The board controls the process of charging and discharging elements according to the lower and upper voltage limits. Temperature sensors are often used to switch off elements at 90 degrees Celsius. Some types of batteries have a mechanical valve that opens when the pressure inside the case increases above a certain limit.

There are exceptions. For example, batteries containing manganese do not have such protection. Manganese strongly inhibits metallization at the anode and the formation of oxygen. Therefore, such protection is not necessary.

All this needs to be kept in mind when choosing a charger. If you will charge the lithium can directly without a controller, the voltage must be monitored constantly. But it is much better to use devices with automatic control or charge the battery through a protection board.

Chargers for various gadgets

Chargers for smartphone batteries

If you have lost the standard charger for your phone, the “frog” will help you. This is one of the most common devices. The charge received its name for its characteristic shape.
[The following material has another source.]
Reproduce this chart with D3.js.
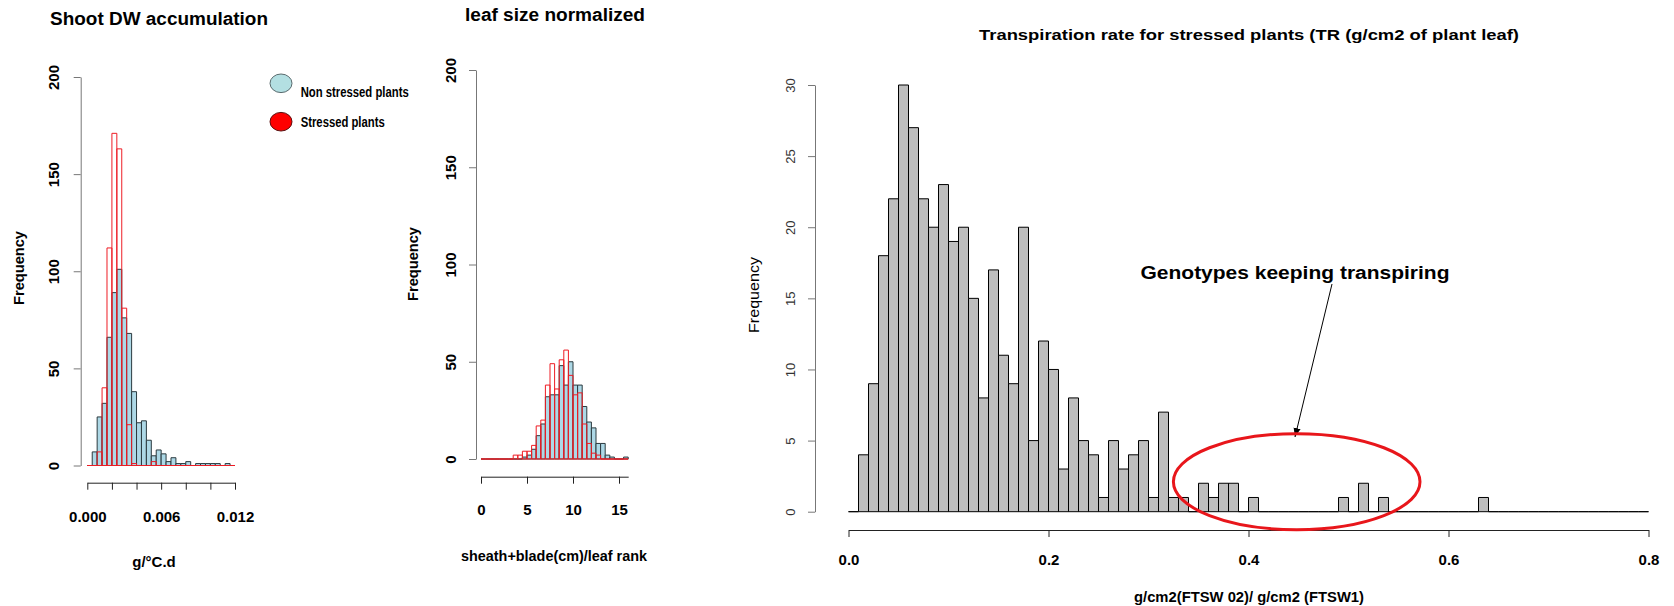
<!DOCTYPE html>
<html>
<head>
<meta charset="utf-8">
<script src="https://cdn.jsdelivr.net/npm/d3@7"></script>
<style>
  body { margin: 0; background: #fff; }
  svg { display: block; font-family: Arial, "Liberation Sans", sans-serif; }
</style>
</head>
<body>
<svg id="canvas" width="1674" height="606"></svg>
<script>
"use strict"

// --- Shoot DW accumulation, bins of 0.0004 g/°C.d starting at 0
const shootStep = 0.0004
const shootNonStressed = [0, 7, 25, 32, 66, 89, 101, 76, 68, 38, 22, 23, 13, 5, 8, 6, 2, 4, 1, 1, 2, 0, 1, 1, 1, 1, 1, 0, 1, 0]
const shootStressed = [0, 0, 7, 40, 112, 171, 163, 81, 21, 1, 0, 0, 0, 2, 0, 0, 0, 0, 0, 0, 0, 0, 0, 0, 0, 0, 0, 0, 0, 0]
const shootXTicks = [0, 0.002, 0.004, 0.006, 0.008, 0.010, 0.012]
const shootXLabels = ["0.000", "", "", "0.006", "", "", "0.012"]
const freqTicks = [0, 50, 100, 150, 200]

// --- leaf size normalized, bins of 0.5 cm starting at 0
const leafStep = 0.5
const leafNonStressed = [0, 0, 0, 0, 0, 0, 0, 0, 0, 1, 2, 5, 12, 18, 32, 33, 33, 48, 38, 50, 38, 38, 27, 19, 16, 8, 8, 2, 1, 0, 0, 1]
const leafStressed = [0, 0, 0, 0, 0, 0, 0, 2, 2, 4, 4, 7, 17, 20, 38, 49, 36, 51, 56, 43, 33, 34, 18, 8, 3, 2, 0, 0, 0, 0, 0, 0]
const leafXTicks = [0, 5, 10, 15]

// --- transpiration rate, bins of 0.01 starting at 0
const trStep = 0.01
const trCounts = [
  0, 4, 9, 18, 22, 30, 27, 22, 20, 23,
  19, 20, 15, 8, 17, 11, 9, 20, 5, 12,
  10, 3, 8, 5, 4, 1, 5, 3, 4, 5,
  1, 7, 1, 1, 0, 2, 1, 2, 2, 0,
  1, 0, 0, 0, 0, 0, 0, 0, 0, 1,
  0, 2, 0, 1, 0, 0, 0, 0, 0, 0,
  0, 0, 0, 1, 0, 0, 0, 0, 0, 0,
  0, 0, 0, 0, 0, 0, 0, 0, 0, 0
]
const trXTicks = [0, 0.2, 0.4, 0.6, 0.8]
const trXLabels = ["0.0", "0.2", "0.4", "0.6", "0.8"]
const trYTicks = [0, 5, 10, 15, 20, 25, 30]

const legendLabels = ["Non stressed plants", "Stressed plants"]
const legendFills = ["#b3dfe2", "#ff0000"]

const svg = d3.select("#canvas")

function bars(g, counts, step, x, y, fill, stroke) {
  g.append("g")
    .selectAll("path")
    .data(counts)
    .enter().append("path")
      .attr("d", (c, i) => {
        const x0 = x(i * step), x1 = x((i + 1) * step)
        return `M${x0},${y(0)}V${y(c)}H${x1}V${y(0)}Z`
      })
      .attr("fill", fill)
      .attr("stroke", stroke)
      .attr("stroke-width", 1)
}

function yAxis(g, y, ticks, xPos, labelOffset, font) {
  const ax = g.append("g")
    .attr("transform", `translate(${xPos},0)`)
    .call(d3.axisLeft(y).tickValues(ticks).tickSize(7).tickSizeOuter(0))
  ax.select(".domain").attr("stroke", "#777")
  ax.selectAll(".tick line").attr("stroke", "#777")
  ax.selectAll(".tick text")
    .attr("x", null).attr("dy", null)
    .attr("transform", `translate(${-labelOffset},0) rotate(-90)`)
    .attr("text-anchor", "middle")
    .attr("dominant-baseline", "central")
    .attr("font-size", font.size)
    .attr("font-weight", font.weight)
    .attr("fill", font.color)
  ax.attr("font-family", null).attr("font-size", null)
}

function xAxis(g, x, ticks, labels, yPos, labelOffset) {
  const ax = g.append("g")
    .attr("transform", `translate(0,${yPos})`)
    .call(d3.axisBottom(x).tickValues(ticks).tickSize(7).tickSizeOuter(0)
      .tickFormat((d, i) => labels[i]))
  ax.select(".domain").attr("stroke", "#222")
  ax.selectAll(".tick line").attr("stroke", "#222")
  ax.selectAll(".tick text")
    .attr("y", labelOffset).attr("dy", null)
    .attr("dominant-baseline", "central")
    .attr("font-size", 15)
    .attr("font-weight", "bold")
    .attr("fill", "#000")
  ax.attr("font-family", null).attr("font-size", null)
}

function label(g, txt, cx, cy, o) {
  const t = g.append("text")
    .attr("text-anchor", "middle")
    .attr("dominant-baseline", "central")
    .attr("font-size", o.size)
    .attr("font-weight", o.weight || "normal")
    .attr("fill", o.color || "#000")
    .attr("transform", `translate(${cx},${cy})` + (o.rotate ? " rotate(-90)" : ""))
    .text(txt)
  if (o.len) t.attr("textLength", o.len).attr("lengthAdjust", "spacingAndGlyphs")
  return t
}

// ---------------- panel 1: Shoot DW accumulation
{
  const g = svg.append("g")
  const x = d3.scaleLinear().domain([0, 0.012]).range([87.3, 235])
  const y = d3.scaleLinear().domain([0, 200]).range([465.5, 77])
  bars(g, shootNonStressed, shootStep, x, y, "#add8e6", "#2b3a3f")
  bars(g, shootStressed, shootStep, x, y, "none", "#ee1c24")
  yAxis(g, y, freqTicks, 80.7, 26.7, { size: 15, weight: "bold", color: "#000" })
  xAxis(g, x, shootXTicks, shootXLabels, 482.7, 34)
  label(g, "Shoot DW accumulation", 159, 19, { size: 18, weight: "bold", len: 218 })
  label(g, "Frequency", 18.5, 268, { size: 15, weight: "bold", rotate: true, len: 74 })
  label(g, "g/°C.d", 154, 561, { size: 15, weight: "bold" })

  const lg = g.append("g")
  lg.selectAll("ellipse")
    .data(legendLabels)
    .enter().append("ellipse")
      .attr("cx", 281)
      .attr("cy", (d, i) => 83.3 + i * 38.4)
      .attr("rx", 11)
      .attr("ry", 9.3)
      .attr("fill", (d, i) => legendFills[i])
      .attr("stroke", (d, i) => i === 0 ? "#5a6b6e" : "#5a1010")
  lg.selectAll("text")
    .data(legendLabels)
    .enter().append("text")
      .attr("x", 300.7)
      .attr("y", (d, i) => i === 0 ? 92 : 122.3)
      .attr("dominant-baseline", "central")
      .attr("font-size", 14)
      .attr("font-weight", "bold")
      .attr("textLength", (d, i) => i === 0 ? 108 : 84)
      .attr("lengthAdjust", "spacingAndGlyphs")
      .text(d => d)
}

// ---------------- panel 2: leaf size normalized
{
  const g = svg.append("g")
  const x = d3.scaleLinear().domain([0, 16]).range([481, 628.2])
  const y = d3.scaleLinear().domain([0, 200]).range([459, 70])
  bars(g, leafNonStressed, leafStep, x, y, "#add8e6", "#2b3a3f")
  bars(g, leafStressed, leafStep, x, y, "none", "#ee1c24")
  yAxis(g, y, freqTicks, 476, 26, { size: 15, weight: "bold", color: "#000" })
  xAxis(g, x, leafXTicks, leafXTicks.map(String), 476.7, 33)
  label(g, "leaf size normalized", 555, 15, { size: 18, weight: "bold", len: 180 })
  label(g, "Frequency", 412, 264, { size: 15, weight: "bold", rotate: true, len: 74 })
  label(g, "sheath+blade(cm)/leaf rank", 554, 555, { size: 15, weight: "bold", len: 186 })
}

// ---------------- panel 3: transpiration rate
{
  const g = svg.append("g")
  const x = d3.scaleLinear().domain([0, 0.8]).range([848.5, 1648.5])
  const y = d3.scaleLinear().domain([0, 30]).range([511.7, 85])
  bars(g, trCounts, trStep, x, y, "#bebebe", "#000")
  yAxis(g, y, trYTicks, 815, 25, { size: 13, weight: "normal", color: "#333" })
  xAxis(g, x, trXTicks, trXLabels, 530, 29)
  label(g, "Transpiration rate for stressed plants (TR (g/cm2 of plant leaf)", 1249, 34,
    { size: 15, weight: "bold", len: 540 })
  label(g, "Frequency", 753, 295, { size: 15, rotate: true, len: 76 })
  label(g, "g/cm2(FTSW 02)/ g/cm2 (FTSW1)", 1249, 597, { size: 14, weight: "bold", len: 230 })

  // annotation
  label(g, "Genotypes keeping transpiring", 1295, 273, { size: 18, weight: "bold", len: 309 })
  svg.append("defs").append("marker")
    .attr("id", "arrow")
    .attr("viewBox", "0 0 10 10")
    .attr("refX", 10).attr("refY", 5)
    .attr("markerWidth", 9).attr("markerHeight", 9)
    .attr("markerUnits", "userSpaceOnUse")
    .attr("orient", "auto")
    .append("path").attr("d", "M0,1L10,5L0,9Z").attr("fill", "#000")
  g.append("line")
    .attr("x1", 1332).attr("y1", 284)
    .attr("x2", 1295).attr("y2", 437)
    .attr("stroke", "#000").attr("stroke-width", 1)
    .attr("marker-end", "url(#arrow)")
  g.append("ellipse")
    .attr("cx", 1296.7).attr("cy", 481.7)
    .attr("rx", 123.3).attr("ry", 48)
    .attr("fill", "none")
    .attr("stroke", "#e8161b")
    .attr("stroke-width", 3)
}
</script>
</body>
</html>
It couldn't be easier to use. The charger has 2 width-adjustable contacts: plus and minus. You need to install them in a position suitable for the battery being charged. Then the battery is inserted so that there is contact with its terminals, and is fixed with the upper clamping bar. Naturally, polarity must be observed during installation. Then the device is inserted into the 220 volt connector and charged until the indicator shows the end of the process.